Ton
corps est complètement délabré. Il est ton enfer, ta prison, depuis des années.
Tu passes d’une souffrance à l’autre, de douleurs en inconvénients, de
blessures en humiliations. Ce corps, jadis si beau et athlétique, tu le portes
comme une croix, cheminant sans fin vers le calvaire. Régulièrement tu le
déposes à l’hôpital, où t’attend la mort. Mais tu la combats de toutes tes
forces, avec une volonté inouïe. Alors tu reprends lentement le dessus, et tu
ressors en taxi sous le ciel gris. Pour quelques semaines de vie misérable, à
traîner ton oxygène portable de ton bureau au fauteuil.
Pourtant
tu ne veux pas mourir, comme je te comprends. Ton corps est en ruines, mais ton
esprit est intact. Tu n’es pas si vieux, tu as toujours les mêmes envies, les
mêmes besoins. Tu rêves de conduire ton bateau, de dévaler des pentes à ski. Tu
rêves de travailler, de créer, de négocier, de t’amuser, de rire, de jouer, de
faire l’amour. Ton esprit a juste envie de vivre septante années encore.
Puis,
tu te sens responsable de tes quatre enfants, surtout des plus jeunes, qui ne
sont qu’au début du chemin. Tu veux les protéger encore, les accompagner, être
certain que pour eux tout ira bien. Tu ne veux pas encore leur lâcher la main.
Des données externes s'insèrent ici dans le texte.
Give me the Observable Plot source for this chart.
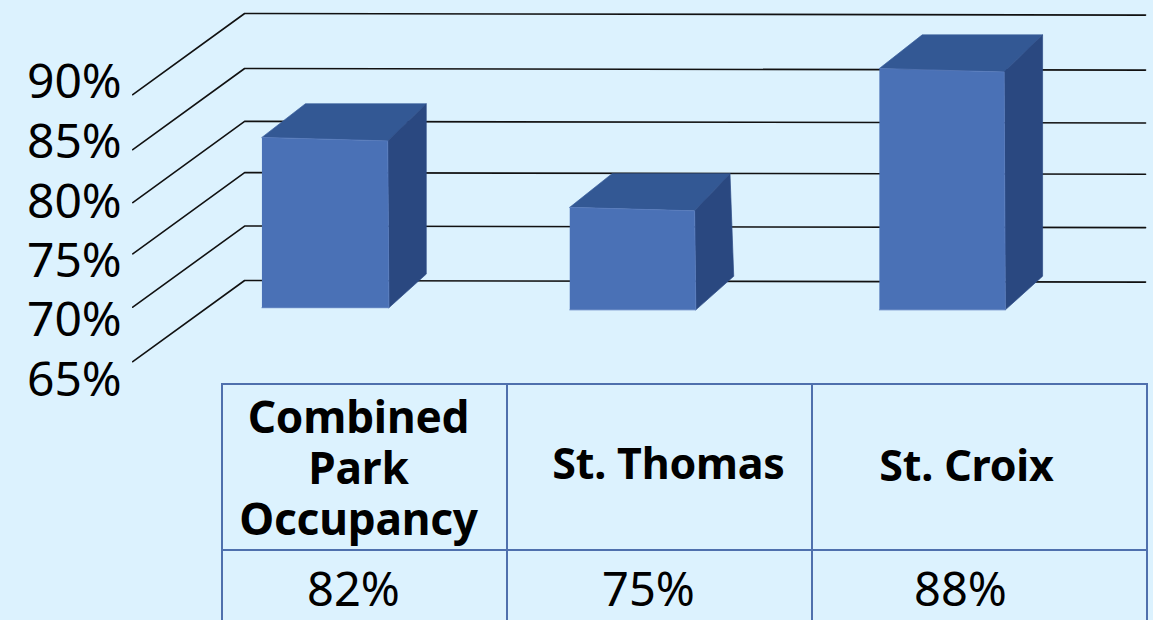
<!DOCTYPE html>
<html>
<head>
<meta charset="utf-8">
<script src="https://cdn.jsdelivr.net/npm/d3@7"></script>
<script src="https://cdn.jsdelivr.net/npm/@observablehq/plot@0.6"></script>
<style>
  html, body { margin: 0; padding: 0; background: #dcf2fe; width: 1153px; height: 620px; overflow: hidden; }
  #page { position: relative; width: 1153px; height: 620px; overflow: hidden; font-family: "Noto Sans", sans-serif; }
  svg { display: block; }
  table { position: absolute; left: 221px; top: 383px; border-collapse: collapse; table-layout: fixed; width: 925px; color: #000; }
  td { border: 2px solid #4f70ad; text-align: center; padding: 0; }
  tr:first-child td { height: 164px; font-weight: 700; font-size: 43px; line-height: 51px; letter-spacing: -0.2px; }
  tr:first-child td:first-child { font-size: 44.2px; }
  tr:last-child td { height: 60px; padding-top: 9px; font-size: 47px; line-height: 56px; vertical-align: top; border-bottom: none; }
</style>
</head>
<body>
<div id="page"></div>
<script>
// Chart values
const categories = ["Combined Park Occupancy", "St. Thomas", "St. Croix"];
const tableHeaders = [["Combined", "Park", "Occupancy"], ["St. Thomas"], ["St. Croix"]];
const shownValues = ["82%", "75%", "88%"];
const barHeights = [81.55, 75, 88];           // drawn height of each bar, read against the back wall
const barBases = [65.6, 65.4, 65.4];
const barLean = [0, -0.012, 0];               // the source's back-top corner leans slightly on St. Thomas
const tickLabels = ["90%", "85%", "80%", "75%", "70%", "65%"];
const wallLevels = [90, 84.85, 79.9, 75.1, 70.1, 65];   // where each gridline meets the back wall
const labelLevels = [83.5, 77.9, 72.3, 66.8, 61.2, 55.6]; // labels sit on their own spacing in the source

// Oblique projection, in scale units
const floorRise = 7.6;     // value-units a gridline drops from wall to front
const barFrontDrop = 3.15; // value-units the bar's front face sits below its back edge
const frontSag = 0.33;     // front top edge sags toward the right
const gridFrontX = -0.615, gridWallX = -0.26, gridEndX = 2.663;
const faceLeft = 0.205, faceRight = 0.204, backLeft = -0.067, backRight = 0.326;

const grid = wallLevels.flatMap((level, i) => [
  {id: i, x: gridFrontX, y: level - floorRise},
  {id: i, x: gridWallX, y: level},
  {id: i, x: gridEndX, y: level - 0.15}
]);

const frontFace = [], topFace = [], sideFace = [];
categories.forEach((c, i) => {
  const v = barHeights[i], b = barBases[i];
  frontFace.push(
    {id: c, x: i - faceLeft, y: v - barFrontDrop},
    {id: c, x: i + faceRight - 0.004, y: v - barFrontDrop - frontSag},
    {id: c, x: i + faceRight, y: b - barFrontDrop},
    {id: c, x: i - faceLeft, y: b - barFrontDrop}
  );
  topFace.push(
    {id: c, x: i - faceLeft, y: v - barFrontDrop},
    {id: c, x: i + backLeft, y: v},
    {id: c, x: i + backRight + barLean[i], y: v},
    {id: c, x: i + faceRight - 0.004, y: v - barFrontDrop - frontSag}
  );
  sideFace.push(
    {id: c, x: i + faceRight - 0.004, y: v - barFrontDrop - frontSag},
    {id: c, x: i + backRight + barLean[i], y: v},
    {id: c, x: i + backRight, y: b},
    {id: c, x: i + faceRight, y: b - barFrontDrop}
  );
});

const chart = Plot.plot({
  width: 1153,
  height: 420,
  margin: 0,
  style: {background: "transparent", fontFamily: "'Noto Sans', sans-serif"},
  x: {type: "linear", axis: null, domain: [-1, 0, 1, 2, 3], range: [11, 326, 632, 942.5, 1248]},
  y: {type: "linear", axis: null, domain: [65, 90], range: [280, 13]},
  marks: [
    Plot.line(grid, {x: "x", y: "y", z: "id", stroke: "#111", strokeWidth: 1.6}),
    Plot.line(topFace, {x: "x", y: "y", z: "id", fill: "#335894", stroke: "#3a5f9c", strokeWidth: 0.7}),
    Plot.line(sideFace, {x: "x", y: "y", z: "id", fill: "#2a4880", stroke: "#2d4c86", strokeWidth: 0.7}),
    Plot.line(frontFace, {x: "x", y: "y", z: "id", fill: "#4a71b6", stroke: "#5679bb", strokeWidth: 0.8}),
    Plot.text(tickLabels, {
      x: () => gridFrontX - 0.035,
      y: (d, i) => labelLevels[i],
      text: d => d,
      textAnchor: "end",
      lineAnchor: "middle",
      fontSize: 48,
      fill: "#000"
    })
  ]
});

const page = document.getElementById("page");
page.appendChild(chart);

const table = document.createElement("table");
table.innerHTML = `
  <colgroup><col style="width:285px"><col style="width:305px"><col style="width:335px"></colgroup>
  <tr>${tableHeaders.map((lines, i) => `<td><div class="h${i}">${lines.join("<br>")}</div></td>`).join("")}</tr>
  <tr>${shownValues.map((v, i) => `<td><div class="v${i}">${v}</div></td>`).join("")}</tr>`;
page.appendChild(table);
const shift = (sel, dx, dy) => { table.querySelector(sel).style.transform = `translate(${dx}px,${dy}px)`; };
shift(".h0", -6, 0); shift(".h1", 9, -5); shift(".h2", -13, -3);
shift(".v0", -11, 0); shift(".v1", -11, 0); shift(".v2", -19, 0);
</script>
</body>
</html>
Tu ne veux pas mourir maintenant. Comme je te comprends.
Pourtant
parfois je doute. Je me demande si tu ne fais pas fausse route.
Je
pense à Hugo Claus, qui a choisi de mourir plutôt que laisser la maladie d’Alzheimer
le changer en un autre pour mieux le tuer. Je pense à cet ami d’ami, qui a
niqué le cancer, qui a organisé son départ comme une fête, expliquant à tous
qu’il ne voyait pas d’utilité à souffrir, et encore moins à faire souffrir avec
lui tous ceux qu’il aime. C’est si douloureux d’assister impuissant au martyre
de ses proches. Un acte de générosité, un acte d’amour, l’euthanasie.
Mais
tu choisis ton chemin, à ta façon, et je dois reconnaître que tu es ainsi
fidèle à ta personnalité indomptable, à ta vision prométhéenne de l’existence.
C’est ta vie, et ta mort.
Je
feuillette le papier bible de mon vieux Schopenhauer : « La mort de
tout homme de bien est douce et tranquille ; mais mourir sans répugnance,
mourir volontiers, mourir avec joie est le privilège de l’homme résigné, de
celui qui renonce à la volonté de vivre et la renie : car seul il veut une
mort réelle, et non plus seulement apparente ; par la suite il ne sent ni
le besoin ni le désir d’aucune permanence de sa personne. L’existence que nous
connaissons, il la quitte sans peine ; ce qui la remplace est néant à nos
yeux, parce que justement notre existence, comparée à celle-là, n’est qu’un
néant. La foi bouddhiste nomme cette existence nirvana, c’est à dire
extinction. »
Tu
ne veux pas mourir, comme je te comprends. Tu feras ça quand tu seras prêt.